> _Charts and diagrams as code_
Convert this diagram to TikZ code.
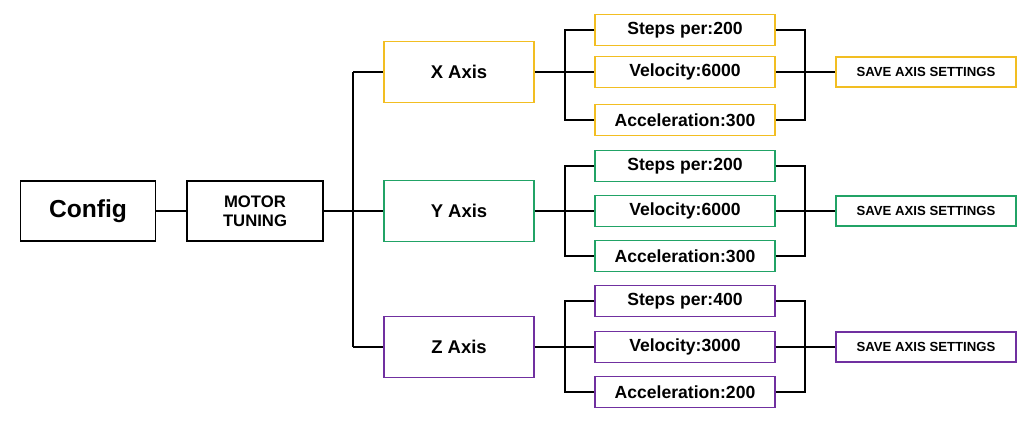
\documentclass[tikz,border=0pt]{standalone}
\usepackage{fontspec}
\setmainfont{Liberation Sans}
\usetikzlibrary{calc}
\definecolor{xcol}{HTML}{F2BE22}
\definecolor{ycol}{HTML}{21A366}
\definecolor{zcol}{HTML}{7030A0}
\begin{document}
\begin{tikzpicture}[x=0.02cm,y=-0.02cm,thick,font=\bfseries,
  box/.style={draw,thick,fill=white,align=center,inner sep=0pt},
  axisbox/.style={box,minimum width=3cm,minimum height=1.22cm,font=\bfseries\fontsize{10.5}{12}\selectfont},
  parbox/.style={box,minimum width=3.6cm,minimum height=0.62cm,font=\bfseries\fontsize{10}{11}\selectfont},
  savebox/.style={box,minimum width=3.6cm,minimum height=0.6cm,font=\bfseries\fontsize{7.5}{9}\selectfont}]
\useasboundingbox (0,0) rectangle (1024,429);

\node[box,minimum width=2.7cm,minimum height=1.2cm,font=\bfseries\fontsize{14}{16}\selectfont] (config) at (88,211) {Config};
\node[box,minimum width=2.72cm,minimum height=1.2cm,font=\bfseries\fontsize{9.5}{11}\selectfont] (motor) at (255,211) {MOTOR\\TUNING};
\draw (config) -- (motor);
\coordinate (busm) at (353,211);
\draw (motor) -- (busm);

\foreach \n/\c/\y/\a/\b/\s/\v/\acc in {x/xcol/72/30/120/200/6000/300,
    y/ycol/211/166/256/200/6000/300, z/zcol/347/301/392/400/3000/200}{
  \node[axisbox,draw=\c] (\n axis) at (459,\y) {\MakeUppercase{\n} Axis};
  \draw (353,\y) -- (\n axis);
  \node[parbox,draw=\c] (\n steps) at (685,\a) {Steps per:\s};
  \node[parbox,draw=\c] (\n vel) at (685,\y) {Velocity:\v};
  \node[parbox,draw=\c] (\n acc) at (685,\b) {Acceleration:\acc};
  \node[savebox,draw=\c] (\n save) at (926,\y) {SAVE AXIS SETTINGS};
  % bus to the parameters
  \draw (\n axis) -- (565,\y);
  \draw (\n steps.west) -| (565,\b) -- (\n acc.west);
  \draw (565,\y) -- (\n vel.west);
  % bus to the save button
  \draw (\n steps.east) -| (805,\b) -- (\n acc.east);
  \draw (\n vel.east) -- (\n save.west);
}
\draw (xaxis.west -| busm) -- (zaxis.west -| busm);
\end{tikzpicture}
\end{document}
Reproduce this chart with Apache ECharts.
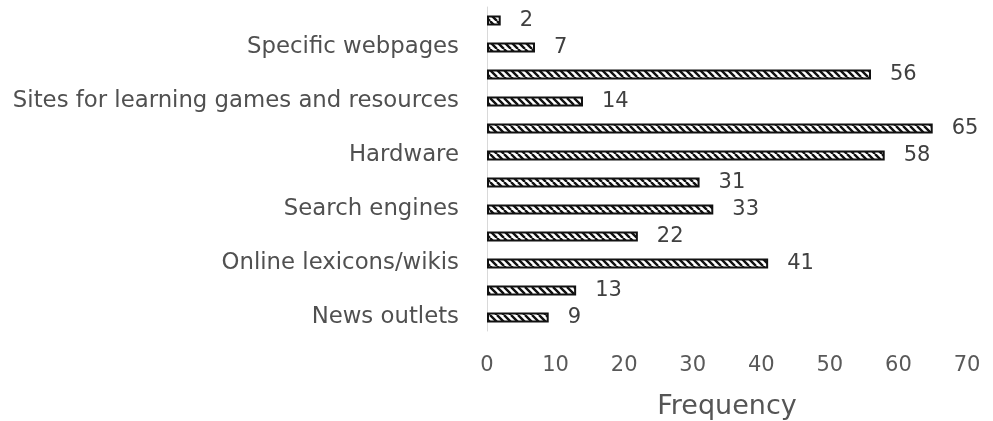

> _Set problem_
Write out all the records again, exactly, minus any pictures.

> _Answer to this task_
Convert this diagram to TikZ code.
\documentclass[tikz,border=0pt]{standalone}
\usepackage{fontspec}
\setmainfont{Liberation Sans}
\usetikzlibrary{calc}
\definecolor{xcol}{HTML}{F2BE22}
\definecolor{ycol}{HTML}{21A366}
\definecolor{zcol}{HTML}{7030A0}
\begin{document}
\begin{tikzpicture}[x=0.02cm,y=-0.02cm,thick,font=\bfseries,
  box/.style={draw,thick,fill=white,align=center,inner sep=0pt},
  axisbox/.style={box,minimum width=3cm,minimum height=1.22cm,font=\bfseries\fontsize{10.5}{12}\selectfont},
  parbox/.style={box,minimum width=3.6cm,minimum height=0.62cm,font=\bfseries\fontsize{10}{11}\selectfont},
  savebox/.style={box,minimum width=3.6cm,minimum height=0.6cm,font=\bfseries\fontsize{7.5}{9}\selectfont}]
\useasboundingbox (0,0) rectangle (1024,429);

\node[box,minimum width=2.7cm,minimum height=1.2cm,font=\bfseries\fontsize{14}{16}\selectfont] (config) at (88,211) {Config};
\node[box,minimum width=2.72cm,minimum height=1.2cm,font=\bfseries\fontsize{9.5}{11}\selectfont] (motor) at (255,211) {MOTOR\\TUNING};
\draw (config) -- (motor);
\coordinate (busm) at (353,211);
\draw (motor) -- (busm);

\foreach \n/\c/\y/\a/\b/\s/\v/\acc in {x/xcol/72/30/120/200/6000/300,
    y/ycol/211/166/256/200/6000/300, z/zcol/347/301/392/400/3000/200}{
  \node[axisbox,draw=\c] (\n axis) at (459,\y) {\MakeUppercase{\n} Axis};
  \draw (353,\y) -- (\n axis);
  \node[parbox,draw=\c] (\n steps) at (685,\a) {Steps per:\s};
  \node[parbox,draw=\c] (\n vel) at (685,\y) {Velocity:\v};
  \node[parbox,draw=\c] (\n acc) at (685,\b) {Acceleration:\acc};
  \node[savebox,draw=\c] (\n save) at (926,\y) {SAVE AXIS SETTINGS};
  % bus to the parameters
  \draw (\n axis) -- (565,\y);
  \draw (\n steps.west) -| (565,\b) -- (\n acc.west);
  \draw (565,\y) -- (\n vel.west);
  % bus to the save button
  \draw (\n steps.east) -| (805,\b) -- (\n acc.east);
  \draw (\n vel.east) -- (\n save.west);
}
\draw (xaxis.west -| busm) -- (zaxis.west -| busm);
\end{tikzpicture}
\end{document}
Reproduce this chart with Apache ECharts.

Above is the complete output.